What is not really in dispute is that the Big Dig proves the worst urban planning mistakes of the postwar years are not necessarily irreversible. We can rip them up and start over if we want to do it badly enough. The question is whether that can be done at an acceptable price. No doubt dozens of cities around the country will decide that it can't.

Altshuler and Luberoff, however, seem convinced that some governments will come to the opposite conclusion--that creating what Boston is currently creating justifies spending a great deal of money. "The era of mega-projects," they proclaim," is not over. The game simply has to be played under different rules.

The most important of those rules is that communities that want this sort of physical renewal will need to pay for it. The federal government won't be much help; in the end, even the Big Dig had to settle for 58 percent federal funding, not the original 85 percent. Unlike festival malls and convention centers, transportation projects aren't going to attract massive private investment. And there is a limit to how much pain third parties can be made to accept. Some city hotel taxes now exceed 15 percent. That cash cow is just about out of milk.
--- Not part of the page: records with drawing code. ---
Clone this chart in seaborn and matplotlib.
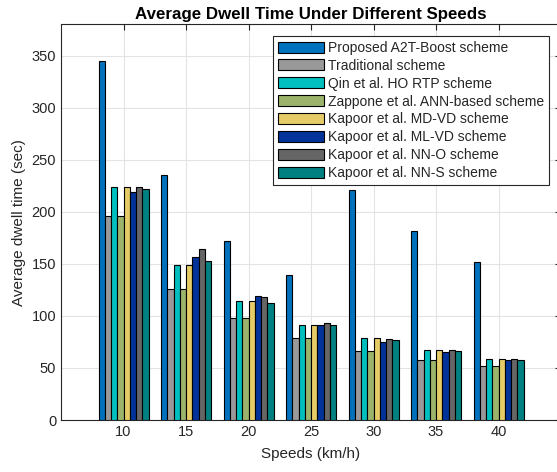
import numpy as np
import pandas as pd
import matplotlib
matplotlib.use('Agg')
import matplotlib.pyplot as plt
import seaborn as sns

# Dados
speeds = [10, 15, 20, 25, 30, 35, 40]
schemes = ['Proposed A2T-Boost scheme', 'Traditional scheme', 'Qin et al. HO RTP scheme',
           'Zappone et al. ANN-based scheme', 'Kapoor et al. MD-VD scheme',
           'Kapoor et al. ML-VD scheme', 'Kapoor et al. NN-O scheme', 'Kapoor et al. NN-S scheme']

proposed = [345, 235, 172, 139, 221, 182, 152]
traditional = [196, 126, 98, 79, 66, 58, 52]
qin = [224, 149, 114, 91, 78.5, 67, 59]
zappone = [196, 126, 98, 79, 66, 58, 52]
md_vd = [224, 149, 114, 91, 78.5, 67, 59]
ml_vd = [219.5, 156.5, 119, 91.3, 75, 65.4, 57.7]
nn_o = [224, 164.5, 118.6, 93, 77.6, 67, 59]
nn_s = [222, 153, 112, 91.7, 76.6, 66, 57.7]

series = [proposed, traditional, qin, zappone, md_vd, ml_vd, nn_o, nn_s]
colors = ['#0072BD', '#999999', '#00BFBF', '#9BB36B', '#E6CC66', '#003399', '#666666', '#008080']

df = pd.DataFrame({
    'Speed': np.tile(speeds, len(schemes)),
    'Scheme': np.repeat(schemes, len(speeds)),
    'Value': np.concatenate(series),
})

sns.set_style('white')
plt.rcParams['font.family'] = ['Liberation Sans', 'DejaVu Sans']
plt.rcParams['font.size'] = 10

fig = plt.figure(figsize=(5.57, 4.72), dpi=100)
ax = fig.add_axes([61 / 557, 52 / 472, 500 / 557, 395.5 / 472])

sns.barplot(data=df, x='Speed', y='Value', hue='Scheme', hue_order=schemes,
            palette=colors, saturation=1, width=0.8, gap=0, errorbar=None,
            edgecolor='black', linewidth=0.8, ax=ax, zorder=3)

ax.set_xlim(-1, 7)
ax.set_ylim(0, 380)
ax.set_yticks(np.arange(0, 351, 50))
ax.set_xticks(range(len(speeds)))
ax.set_xticklabels([str(s) for s in speeds])

ax.grid(True, color='#e3e3e3', linewidth=0.8, zorder=0)
ax.set_axisbelow(True)
for sp in ax.spines.values():
    sp.set_color('#262626')
    sp.set_linewidth(0.8)
    sp.set_visible(True)
ax.tick_params(direction='in', top=True, right=True, length=4, width=0.8,
               colors='#262626', labelsize=10.5, labelcolor='#262626')

ax.set_xlabel('Speeds (km/h)', fontsize=11, color='#262626', labelpad=6)
ax.set_ylabel('Average dwell time (sec)', fontsize=11, color='#262626')
ax.set_title('Average Dwell Time Under Different Speeds', fontsize=12.2, fontweight='bold',
             color='black', pad=4)

leg = ax.legend(loc='upper left', bbox_to_anchor=(273 / 557, 1 - 36 / 472),
                bbox_transform=fig.transFigure, fontsize=10, frameon=True, fancybox=False,
                handlelength=3.3, handleheight=0.85, handletextpad=0.3, labelspacing=0.28,
                borderpad=0.35, borderaxespad=0)
leg.get_frame().set_edgecolor('#262626')
leg.get_frame().set_linewidth(0.8)
leg.get_frame().set_alpha(1)

fig.savefig('out.png', dpi=100)
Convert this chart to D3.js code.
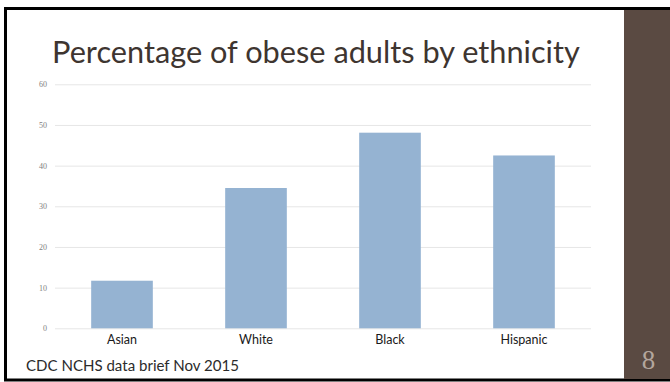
<!DOCTYPE html>
<html>
<head>
<meta charset="utf-8">
<script src="https://cdn.jsdelivr.net/npm/d3@7/dist/d3.min.js"></script>
<style>
  body { margin: 0; background: #fff; }
  svg { display: block; }
</style>
</head>
<body>
<svg id="chart" width="670" height="382"></svg>
<script>
const categories = ['Asian', 'White', 'Black', 'Hispanic'];
const obesePct = [11.7, 34.5, 48.1, 42.5];
const yTicks = [0, 10, 20, 30, 40, 50, 60];
const titleText = 'Percentage of obese adults by ethnicity';
const sourceText = 'CDC NCHS data brief Nov 2015';
const slideNumber = '8';

const width = 670;
const height = 382;
const plotLeft = 55;
const plotRight = 591;
const plotTop = 84.3;
const plotBottom = 328.3;

const svg = d3.select('#chart');

// slide frame
svg.append('rect')
  .attr('x', 0).attr('y', 0)
  .attr('width', width).attr('height', height)
  .attr('fill', '#fff');
svg.append('rect')
  .attr('x', 5.5).attr('y', 8.5)
  .attr('width', width).attr('height', 371.5)
  .attr('fill', 'none')
  .attr('stroke', '#000')
  .attr('stroke-width', 3);
svg.append('rect')
  .attr('x', 624).attr('y', 10)
  .attr('width', 46).attr('height', 369)
  .attr('fill', '#5a4a42');

function fitText(sel, target) {
  const node = sel.node();
  const size = parseFloat(sel.attr('font-size'));
  const w = node.getComputedTextLength();
  sel.attr('font-size', (size * target / w).toFixed(2));
}

const xScale = d3.scaleBand()
  .domain(categories)
  .range([plotLeft, plotRight])
  .paddingInner(0.54)
  .paddingOuter(0.27);

const yScale = d3.scaleLinear()
  .domain([0, 60])
  .range([plotBottom, plotTop]);

// gridlines + y labels
const yAxis = d3.axisLeft(yScale)
  .tickValues(yTicks)
  .tickSize(-(plotRight - plotLeft))
  .tickPadding(8);
const yg = svg.append('g')
  .attr('transform', `translate(${plotLeft},0)`)
  .call(yAxis);
yg.select('.domain').remove();
yg.selectAll('line')
  .attr('stroke', '#e6e6e6')
  .attr('stroke-width', 1);
yg.selectAll('text')
  .attr('font-family', '"Liberation Serif", serif')
  .attr('font-size', 8)
  .attr('fill', '#808080');

// bars
svg.append('g')
  .selectAll('rect')
  .data(categories)
  .join('rect')
  .attr('x', (d) => xScale(d))
  .attr('y', (d, i) => yScale(obesePct[i]))
  .attr('width', xScale.bandwidth())
  .attr('height', (d, i) => yScale(0) - yScale(obesePct[i]))
  .attr('fill', '#95b3d2');

// category labels
const xAxis = d3.axisBottom(xScale)
  .tickSize(0)
  .tickPadding(7);
const xg = svg.append('g')
  .attr('transform', `translate(0,${plotBottom})`)
  .call(xAxis);
xg.select('.domain').remove();
xg.selectAll('text')
  .attr('font-family', 'Lato, "DejaVu Sans", sans-serif')
  .attr('font-size', 12.5)
  .attr('fill', '#1a1a1a');

// title
const title = svg.append('text')
  .attr('x', 52)
  .attr('y', 63)
  .attr('font-family', 'Lato, "DejaVu Sans", sans-serif')
  .attr('font-size', 28)
  .attr('fill', '#3e3530')
  .text(titleText);
fitText(title, 528);

// source note
const source = svg.append('text')
  .attr('x', 26)
  .attr('y', 371)
  .attr('font-family', 'Lato, "DejaVu Sans", sans-serif')
  .attr('font-size', 13)
  .attr('fill', '#2b2b2b')
  .text(sourceText);
fitText(source, 213);

// slide number
svg.append('text')
  .attr('x', 648.5)
  .attr('y', 369)
  .attr('text-anchor', 'middle')
  .attr('font-family', '"Liberation Serif", serif')
  .attr('font-size', 27)
  .attr('fill', '#b3a69d')
  .text(slideNumber);
</script>
</body>
</html>
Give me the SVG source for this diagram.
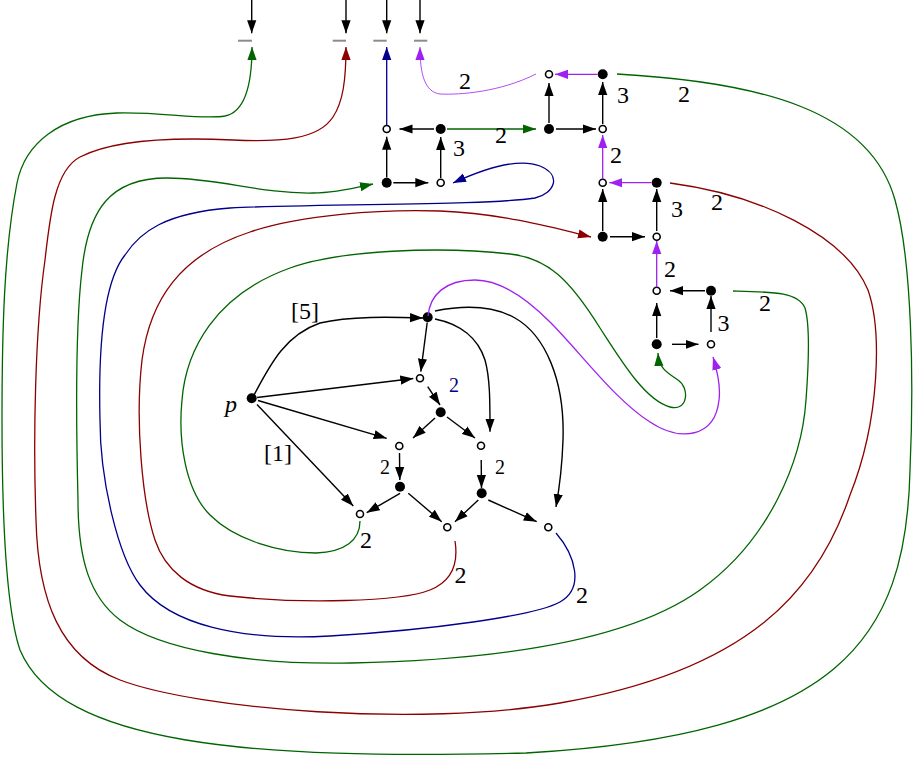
<svg xmlns="http://www.w3.org/2000/svg" width="917" height="758" viewBox="0 0 917 758">
<style>
.bg{fill:#fff}
.f{fill:#000}
.o{fill:#fff;stroke:#000;stroke-width:1.6}
.kk{fill:none;stroke:#000;stroke-width:1.4;marker-end:url(#mk)}
.gr{fill:none;stroke:#006400;stroke-width:1.3;marker-end:url(#mg)}
.rd{fill:none;stroke:#8b0000;stroke-width:1.3;marker-end:url(#mr)}
.bl{fill:none;stroke:#00008b;stroke-width:1.3;marker-end:url(#mb)}
.pu{fill:none;stroke:#a020f0;stroke-width:1.3;marker-end:url(#mp)}
.pt{fill:none;stroke:#a020f0;stroke-width:0.8;marker-end:url(#mp)}
.bar{stroke:#8c8c8c;stroke-width:2}
.t{font-family:Liberation Serif, Times New Roman, serif;font-size:24px;text-anchor:middle;fill:#000}
.ts{font-family:Liberation Serif, Times New Roman, serif;font-size:20px;text-anchor:middle;fill:#000}
</style>
<defs>
<marker id="mk" markerUnits="userSpaceOnUse" markerWidth="14" markerHeight="10" viewBox="0 -5 14 10" refX="13" refY="0" orient="auto"><path d="M0,-4.6 L13,0 L0,4.6 Z" fill="#000"/></marker>
<marker id="mg" markerUnits="userSpaceOnUse" markerWidth="14" markerHeight="10" viewBox="0 -5 14 10" refX="13" refY="0" orient="auto"><path d="M0,-4.6 L13,0 L0,4.6 Z" fill="#006400"/></marker>
<marker id="mr" markerUnits="userSpaceOnUse" markerWidth="14" markerHeight="10" viewBox="0 -5 14 10" refX="13" refY="0" orient="auto"><path d="M0,-4.6 L13,0 L0,4.6 Z" fill="#8b0000"/></marker>
<marker id="mb" markerUnits="userSpaceOnUse" markerWidth="14" markerHeight="10" viewBox="0 -5 14 10" refX="13" refY="0" orient="auto"><path d="M0,-4.6 L13,0 L0,4.6 Z" fill="#00008b"/></marker>
<marker id="mp" markerUnits="userSpaceOnUse" markerWidth="14" markerHeight="10" viewBox="0 -5 14 10" refX="13" refY="0" orient="auto"><path d="M0,-4.6 L13,0 L0,4.6 Z" fill="#a020f0"/></marker>
</defs>
<rect class="bg" x="0" y="0" width="917" height="758"/>

<g id="terminals">
<g id="t1"><line class="bar" x1="238" y1="40.7" x2="252" y2="40.7"/></g>
<g id="t2"><line class="bar" x1="332.7" y1="40.7" x2="346" y2="40.7"/></g>
<g id="t3"><line class="bar" x1="373.3" y1="40.7" x2="386.7" y2="40.7"/></g>
<g id="t4"><line class="bar" x1="414" y1="40.7" x2="427.3" y2="40.7"/></g>
</g>

<g id="n1"><circle class="o" cx="386.7" cy="129" r="3.5"/></g>
<g id="n2"><circle class="f" cx="440.7" cy="129" r="5"/></g>
<g id="n3"><circle class="f" cx="386.7" cy="182.7" r="5"/></g>
<g id="n4"><circle class="o" cx="440.7" cy="182.7" r="3.5"/></g>
<g id="n5"><circle class="o" cx="549" cy="74.3" r="3.5"/></g>
<g id="n6"><circle class="f" cx="602.7" cy="74.3" r="5"/></g>
<g id="n7"><circle class="f" cx="549" cy="129" r="5"/></g>
<g id="n8"><circle class="o" cx="602.7" cy="129" r="3.5"/></g>
<g id="n9"><circle class="o" cx="602.7" cy="182.7" r="3.5"/></g>
<g id="n10"><circle class="f" cx="656.7" cy="182.7" r="5"/></g>
<g id="n11"><circle class="f" cx="602.7" cy="236.7" r="5"/></g>
<g id="n12"><circle class="o" cx="656.7" cy="236.7" r="3.5"/></g>
<g id="n13"><circle class="o" cx="656.7" cy="290.7" r="3.5"/></g>
<g id="n14"><circle class="f" cx="711" cy="290.7" r="5"/></g>
<g id="n15"><circle class="f" cx="656.7" cy="344.3" r="5"/></g>
<g id="n16"><circle class="o" cx="711" cy="344.3" r="3.5"/></g>

<g id="np"><circle class="f" cx="251.7" cy="398.3" r="5"/></g>
<g id="na"><circle class="f" cx="427.7" cy="317.3" r="5"/></g>
<g id="nb"><circle class="o" cx="420" cy="378.3" r="3.5"/></g>
<g id="nc"><circle class="f" cx="440.7" cy="412.3" r="5"/></g>
<g id="nd"><circle class="o" cx="399.3" cy="446" r="3.5"/></g>
<g id="ne"><circle class="o" cx="481" cy="445.7" r="3.5"/></g>
<g id="nf"><circle class="f" cx="400" cy="486.7" r="5"/></g>
<g id="ng"><circle class="f" cx="481.7" cy="493.3" r="5"/></g>
<g id="nh"><circle class="o" cx="360" cy="514" r="3.5"/></g>
<g id="ni"><circle class="o" cx="447.3" cy="527.3" r="3.5"/></g>
<g id="nj"><circle class="o" cx="548.3" cy="527.3" r="3.5"/></g>

<g id="connectors">
<path class="kk" d="M251.7,0 L251.7,33.3"/>
<path class="kk" d="M346,0 L346,33.3"/>
<path class="kk" d="M386.7,0 L386.7,33.3"/>
<path class="kk" d="M420,0 L420,33.3"/>
<path class="kk" d="M434,129 L399.5,129"/>
<path class="kk" d="M386.7,177.5 L386.7,136.7"/>
<path class="kk" d="M393.3,182.7 L428.3,182.7"/>
<path class="kk" d="M440.7,178 L440.7,137"/>
<path class="gr" d="M447,129 L536,129"/>
<path class="bl" d="M386.7,125.3 L386.7,47"/>
<path class="pu" d="M597.5,74.3 L555,74.3"/>
<path class="kk" d="M549,123 L549,83"/>
<path class="kk" d="M556,129 L596,129"/>
<path class="kk" d="M602.7,124 L602.7,82"/>
<path class="pt" d="M536,74 C500,92 460,95 440,94 C425,92 420,75 420,47"/>
<path class="pu" d="M602.7,179.2 L602.7,135"/>
<path class="pu" d="M651.5,182.7 L609.3,182.7"/>
<path class="kk" d="M602.7,231 L602.7,189"/>
<path class="kk" d="M610,236.7 L645,236.7"/>
<path class="kk" d="M656.7,231 L656.7,189"/>
<path class="pu" d="M656.7,287.2 L656.7,241"/>
<path class="kk" d="M705,290.7 L670,290.7"/>
<path class="kk" d="M656.7,338 L656.7,303"/>
<path class="kk" d="M672,344.3 L698.5,344.3"/>
<path class="kk" d="M711,332 L711,296"/>
<path class="kk" d="M254,395 C270,365 285,335 320,323 C350,316 390,317 423,318"/>
<path class="kk" d="M257,397.5 L413.3,378.5"/>
<path class="kk" d="M258,400.5 L386.7,438.3"/>
<path class="kk" d="M257,404.5 L353.3,506"/>
<path class="kk" d="M427.2,322.5 L420.8,371.7"/>
<path class="kk" d="M435,319 C460,324 478,338 485,360 C490,378 490,400 490,431.7"/>
<path class="kk" d="M435,311 C460,306 490,304 515,318 C545,335 565,380 563,440 C562,470 559,490 556,507"/>
<path class="kk" d="M427.7,386.7 L440,405"/>
<path class="kk" d="M435,418 L413,438"/>
<path class="kk" d="M447,417 L475,438"/>
<path class="kk" d="M399.5,453 L399.8,480"/>
<path class="kk" d="M481.2,460 L481.5,488"/>
<path class="kk" d="M400,493.3 L366.7,512.7"/>
<path class="kk" d="M408.3,493.3 L441.7,521.7"/>
<path class="kk" d="M478.3,500 L455,521.7"/>
<path class="kk" d="M488.3,500 L536.7,521.7"/>
<path class="gr" d="M617,74 C760,82 870,110 895,200 C912,260 914,380 910,470 C906,640 840,735 526,753 C250,760 60,745 20,650 C3,600 2,480 2,420 C2,330 4,250 17,183 C25,143 60,115 117,113 C165,112 200,120 225,116 C245,112 252,85 252,47"/>
<path class="rd" d="M670,183 C760,195 845,235 868,290 C882,330 880,420 850,495 C818,590 750,670 560,703 C420,727 200,710 120,680 C60,657 38,600 36,520 C33,440 35,330 45,260 C50,215 55,170 80,157 C105,144 150,136 233,140 C280,142 318,140 333,117 C343,102 346,80 346,47"/>
<path class="gr" d="M733,291 C775,292 798,292 805,308 C810,325 809,360 806,400 C802,460 770,540 700,590 C630,640 500,660 351,663 C250,665 160,650 120,620 C90,597 78,560 78,500 C76,420 76,320 82,270 C88,210 110,178 167,178 C220,178 260,194 313,193 C335,193 355,188 373,184"/>
<path class="bl" d="M556,533 C575,555 585,588 560,602 C535,616 430,630 330,636 C240,641 170,625 140,585 C118,556 100,480 100,420 C98,340 105,280 125,255 C140,232 165,213 230,208 C330,203 480,206 535,198 C555,193 562,175 540,166 C520,158 490,166 453,183"/>
<path class="rd" d="M455,541 C458,560 455,580 430,590 C400,602 300,604 230,596 C190,591 165,570 155,540 C142,501 135,420 142,360 C150,300 180,255 250,232 C300,215 380,209 440,211 C500,213 555,228 591,237"/>
<path class="gr" d="M360,521 C360,540 345,552 316,553 C280,553 235,540 210,515 C185,490 178,440 182,400 C186,350 215,295 290,268 C340,250 440,246 510,254 C548,258 570,280 600,328 C622,362 645,400 670,407 C688,412 690,388 678,380 C666,372 659,368 658,353"/>
<path class="pu" d="M428,316 C430,295 445,280 475,280 C500,280 525,297 550,322 C580,352 615,400 650,422 C680,442 715,438 719,400 C721,385 717,370 713,357"/>
</g>

<g id="labels">
<text class="t" x="465" y="88.5">2</text>
<text class="t" x="623" y="102.5">3</text>
<text class="t" x="684" y="101.7">2</text>
<text class="t" x="459" y="156">3</text>
<text class="t" x="501" y="143">2</text>
<text class="t" x="616" y="163">2</text>
<text class="t" x="677" y="217">3</text>
<text class="t" x="717" y="210">2</text>
<text class="t" x="670" y="277">2</text>
<text class="t" x="765" y="310.7">2</text>
<text class="t" x="723.5" y="330.7">3</text>
<text class="t" x="305" y="319">[5]</text>
<text class="t" x="278" y="461">[1]</text>
<text class="t" x="231" y="412" font-style="italic">p</text>
<text class="ts" x="454" y="392" style="fill:#00008b">2</text>
<text class="ts" x="385" y="474.3">2</text>
<text class="ts" x="500" y="474.3">2</text>
<text class="t" x="366" y="548">2</text>
<text class="t" x="460.5" y="582.7">2</text>
<text class="t" x="582" y="602.7">2</text>
</g>
</svg>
And so, Altshuler and Luberoff conclude, any mayor who visits Boston, admires the Big Dig and wishes to emulate it will have do some tough things: debate the project with his constituents, make realistic assessments of its cost, and ask voters to tax themselves to finance it. This may mean that few projects of Big Dig magnitude will get built anytime soon. On the other hand, it is the way American democracy is supposed to work.